When Jesus went indoors, away from the crowd, his disciples began questioning him about this saying.
asking about a koan
worthy of a dope-slap
silence and confusion
excuse our monkey-mind
looking for clues to a riddle
delay our ears from listening
skating on surfaces
enthralled by assumptions
claiming a perquisite
ripened on our tree of desire
automatically lead us a long way
out of our way
While, “a house doesn’t a home make”, it is no stretch to read that Jesus entered his home. For Mark there is not a clear distinction between Jesus at any house or on a prayer retreat in the wilderness where such is not his home place. This gives background to his expansive and expanding understanding of purity laws.

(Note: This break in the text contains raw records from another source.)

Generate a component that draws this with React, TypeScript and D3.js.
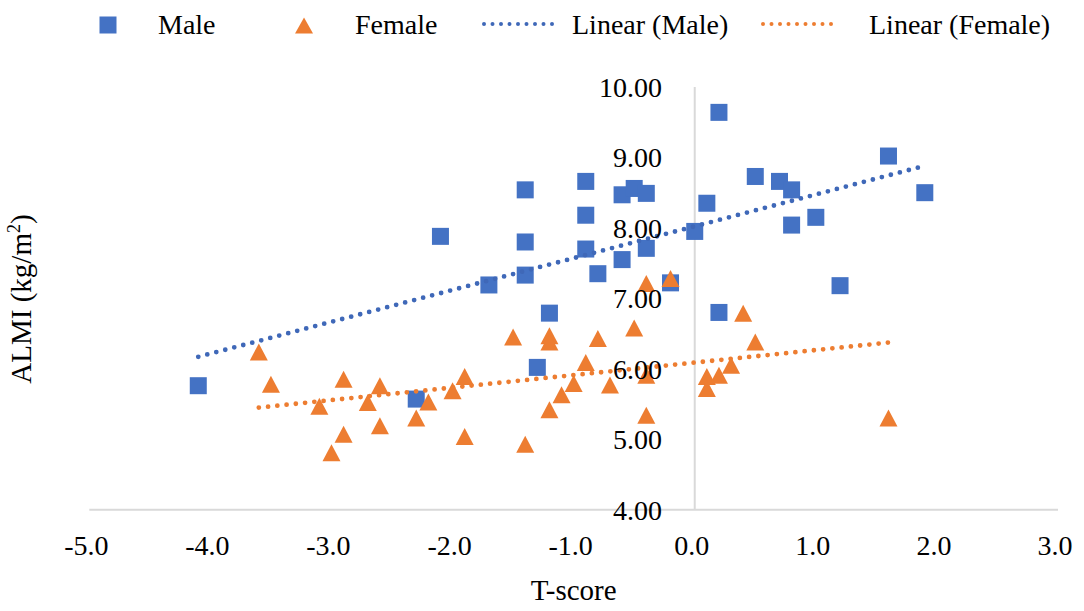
import * as d3 from "d3";

// T-score / ALMI values
const maleT = [-4.1, -2.3, -2.1, -1.7, -1.4, -1.4, -1.4, -1.3, -1.2, -0.9, -0.9, -0.9, -0.8, -0.6, -0.6, -0.5, -0.4, -0.4, -0.2, 0.0, 0.1, 0.2, 0.2, 0.5, 0.7, 0.8, 0.8, 1.0, 1.2, 1.6, 1.9];
const maleAlmi = [5.76, 5.57, 7.88, 7.19, 8.54, 7.8, 7.33, 6.02, 6.79, 8.66, 8.18, 7.7, 7.35, 8.47, 7.55, 8.56, 8.49, 7.71, 7.22, 7.95, 8.35, 9.64, 6.8, 8.73, 8.66, 8.54, 8.04, 8.15, 7.18, 9.02, 8.5];

const femaleT = [-3.6, -3.5, -3.1, -3.0, -2.9, -2.9, -2.7, -2.6, -2.6, -2.3, -2.2, -2.0, -1.9, -1.9, -1.5, -1.4, -1.2, -1.2, -1.2, -1.1, -1.0, -0.9, -0.8, -0.7, -0.5, -0.4, -0.4, -0.4, -0.2, 0.1, 0.1, 0.2, 0.3, 0.4, 0.5, 1.6];
const femaleAlmi = [6.24, 5.78, 5.47, 4.81, 5.85, 5.07, 5.52, 5.76, 5.19, 5.3, 5.53, 5.69, 5.89, 5.04, 6.45, 4.93, 6.47, 6.38, 5.42, 5.63, 5.79, 6.09, 6.43, 5.77, 6.58, 7.21, 5.91, 5.34, 7.28, 5.89, 5.72, 5.91, 6.05, 6.79, 6.38, 5.3];

const xTicks = [-5, -4, -3, -2, -1, 0, 1, 2, 3];
const yTicks = [4, 5, 6, 7, 8, 9, 10];

const BLUE = "#4472C4";
const ORANGE = "#ED7D31";
const BLUE_TREND = "#3F68B8";
const AXIS = "#D9D9D9";
const FONT = "'Liberation Serif', 'Times New Roman', serif";

const W = 1084;
const H = 611;

const x = d3.scaleLinear().domain([-5, 3]).range([89.3, 1058]);
const y = d3.scaleLinear().domain([4, 10]).range([509.7, 87]);

// least squares, drawn from min to max of the series like Excel
const trend = (xs: number[], ys: number[]) => {
  const mx = d3.mean(xs)!;
  const my = d3.mean(ys)!;
  const sxy = d3.sum(xs, (v, i) => (v - mx) * (ys[i] - my));
  const sxx = d3.sum(xs, (v) => (v - mx) * (v - mx));
  const b = sxy / sxx;
  const a = my - b * mx;
  const [x0, x1] = d3.extent(xs) as [number, number];
  return [
    [x0, a + b * x0],
    [x1, a + b * x1],
  ];
};

const line = d3
  .line<number[]>()
  .x((d) => x(d[0]))
  .y((d) => y(d[1]));

const SQ = 17;
const triPath = (w: number, h: number) => `M0,${-h / 2}L${w / 2},${h / 2}L${-w / 2},${h / 2}Z`;

export default function App() {
  const maleTrend = trend(maleT, maleAlmi);
  const femaleTrend = trend(femaleT, femaleAlmi);

  return (
    <svg
      width={W}
      height={H}
      style={{ position: "absolute", left: 0, top: 0, background: "#fff" }}
      fontFamily={FONT}
    >
      <rect width={W} height={H} fill="#fff" />

      {/* axes */}
      <line x1={x(-5)} x2={x(3)} y1={y(4)} y2={y(4)} stroke={AXIS} strokeWidth={2} />
      <line x1={x(0)} x2={x(0)} y1={y(4)} y2={y(10)} stroke={AXIS} strokeWidth={2} />

      {/* markers */}
      {maleT.map((t, i) => (
        <rect
          key={"m" + i}
          x={x(t) - SQ / 2}
          y={y(maleAlmi[i]) - SQ / 2}
          width={SQ}
          height={SQ}
          fill={BLUE}
        />
      ))}
      {femaleT.map((t, i) => (
        <path
          key={"f" + i}
          d={triPath(18, 17)}
          transform={`translate(${x(t)},${y(femaleAlmi[i])})`}
          fill={ORANGE}
        />
      ))}

      {/* trendlines */}
      <path d={line(maleTrend)!} fill="none" stroke={BLUE_TREND} strokeWidth={4.8} strokeDasharray="0 9.3" strokeLinecap="round" />
      <path d={line(femaleTrend)!} fill="none" stroke={ORANGE} strokeWidth={4.8} strokeDasharray="0 9.3" strokeLinecap="round" />

      {/* tick labels */}
      {xTicks.map((t) => (
        <text key={"xt" + t} x={x(t) - 3} y={555} textAnchor="middle" fontSize={28} fill="#000">
          {t.toFixed(1)}
        </text>
      ))}
      {yTicks.map((t) => (
        <text key={"yt" + t} x={662} y={y(t)} dy="0.35em" textAnchor="end" fontSize={28} fill="#000">
          {t.toFixed(2)}
        </text>
      ))}

      {/* axis titles */}
      <text x={(x(-5) + x(3)) / 2} y={600} textAnchor="middle" fontSize={29} fill="#000">
        T-score
      </text>
      <text transform="translate(31,299) rotate(-90)" textAnchor="middle" fontSize={29} fill="#000">
        ALMI (kg/m<tspan fontSize={18} dy={-11}>2</tspan>
        <tspan dy={11}>)</tspan>
      </text>

      {/* legend */}
      <g fontSize={28} fill="#000">
        <rect x={108 - 8.5} y={25 - 8.5} width={17} height={17} fill={BLUE} />
        <text x={158} y={33.5}>Male</text>
        <path d={triPath(18, 16)} transform="translate(304,25.5)" fill={ORANGE} />
        <text x={355} y={33.5}>Female</text>
        <line x1={484} x2={560} y1={24} y2={24} stroke={BLUE_TREND} strokeWidth={4} strokeDasharray="0 8.5" strokeLinecap="round" />
        <text x={572} y={33.5}>Linear (Male)</text>
        <line x1={763} x2={839} y1={24} y2={24} stroke={ORANGE} strokeWidth={4} strokeDasharray="0 8.5" strokeLinecap="round" />
        <text x={869} y={33.5}>Linear (Female)</text>
      </g>
    </svg>
  );
}
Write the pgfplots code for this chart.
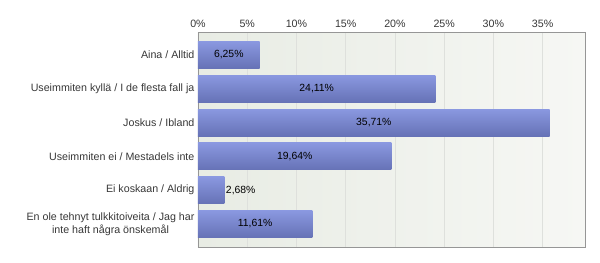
\documentclass[border=0pt]{standalone}
\usepackage{pgfplots}
\pgfplotsset{compat=1.18}
\usepackage{pgfplotstable}
\usepackage{fontspec}
\setmainfont{Liberation Sans}
\definecolor{bartop}{RGB}{138,152,224}
\definecolor{barbot}{RGB}{102,114,182}
\definecolor{bgleft}{RGB}{232,236,228}
\definecolor{bgright}{RGB}{246,247,244}
\definecolor{gridc}{RGB}{222,224,220}
\definecolor{framec}{RGB}{150,150,150}
\definecolor{labc}{RGB}{55,55,55}
\pgfplotstableread[col sep=comma]{
y,v,lab
0,6.25,{6,25\%}
1,24.11,{24,11\%}
2,35.71,{35,71\%}
3,19.64,{19,64\%}
5,11.61,{11,61\%}
}\inside
\pgfplotstableread[col sep=comma]{
y,v,lab
4,2.68,{2,68\%}
}\outside
\begin{document}
\begin{tikzpicture}
\path[use as bounding box] (0,0) rectangle (450pt,196.5pt);
\begin{axis}[
  at={(148.5pt,11.25pt)}, anchor=south west,
  scale only axis, width=290.25pt, height=161.25pt,
  xmin=0, xmax=39.3,
  ymin=-0.68, ymax=5.68, y dir=reverse,
  ytick={0,1,2,3,4,5},
  yticklabels={Aina / Alltid, Useimmiten kyllä / I de flesta fall ja, Joskus / Ibland, Useimmiten ei / Mestadels inte, Ei koskaan / Aldrig, {En ole tehnyt tulkkitoiveita / Jag har\\inte haft några önskemål}},
  yticklabel style={align=center, font=\fontsize{8}{9.6}\selectfont, text=labc, inner sep=2.5pt},
  xtick={0,5,10,15,20,25,30,35},
  xticklabels={0\%,5\%,10\%,15\%,20\%,25\%,30\%,35\%},
  xticklabel pos=upper,
  xticklabel style={font=\fontsize{8}{9.6}\selectfont, text=labc, inner sep=2pt, yshift=1pt},
  major tick length=0pt,
  xmajorgrids, grid style={draw=gridc, line width=0.6pt},
  axis line style={draw=framec, line width=0.6pt},
  axis background/.style={left color=bgleft, right color=bgright},
  clip=false,
  barst/.style={xbar, bar shift=0pt, bar width=20.25pt, draw=none, top color=bartop, bottom color=barbot},
]
\addplot[barst] coordinates {(6.25,0)};
\addplot[barst] coordinates {(24.11,1)};
\addplot[barst] coordinates {(35.71,2)};
\addplot[barst] coordinates {(19.64,3)};
\addplot[barst] coordinates {(2.68,4)};
\addplot[barst] coordinates {(11.61,5)};
\addplot[draw=none, mark=none, nodes near coords, point meta=explicit symbolic,
  nodes near coords style={anchor=center, font=\fontsize{7.8}{9}\selectfont, text=black}]
  table[x expr=\thisrow{v}/2, y=y, meta=lab] {\inside};
\addplot[draw=none, mark=none, nodes near coords, point meta=explicit symbolic,
  nodes near coords style={anchor=west, inner sep=1pt, font=\fontsize{7.8}{9}\selectfont, text=black}]
  table[x=v, y=y, meta=lab] {\outside};
\end{axis}
\end{tikzpicture}
\end{document}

As this is being written some 40 years after Jesus walked and talked his way from Egypt (Matthew) to, through, and beyond Israel’s boundaries, this honorable dispute within Judaism hardened after the Roman destruction of the Temple and became a mark of identity between the Jewish sect following Jesus and the sect of the Pharisees who remained after the failure of Sadducean and Zealot responses to Rome.
Regarding the “riddle” or parable, Myer81 pushes it toward an analogy as he, “characterizes this saying as a parable, in which the physical body is a metaphor of the body politic (7:17).” We’ll find out more about that in the next verses.
For now it may be enough to use this special transition as an opportunity to look back at the previous verses and raise your own question about the purity codes of the present and how it is we set limits of who is in and who is out. This moment of reflection will carry us into Mark’s next wink and nod at his readers who feel ever so much more insightful than the disciples who they can’t believe are so dense. The reality seems to be that every generation has its blind spot when it comes to ritual and ranking. If it is not Valley Girl speak or conspicuous consumption, it is a surety of one’s own spiritual insight being ever so much brighter and better than any other. Our very advancement in technology shields us from one another.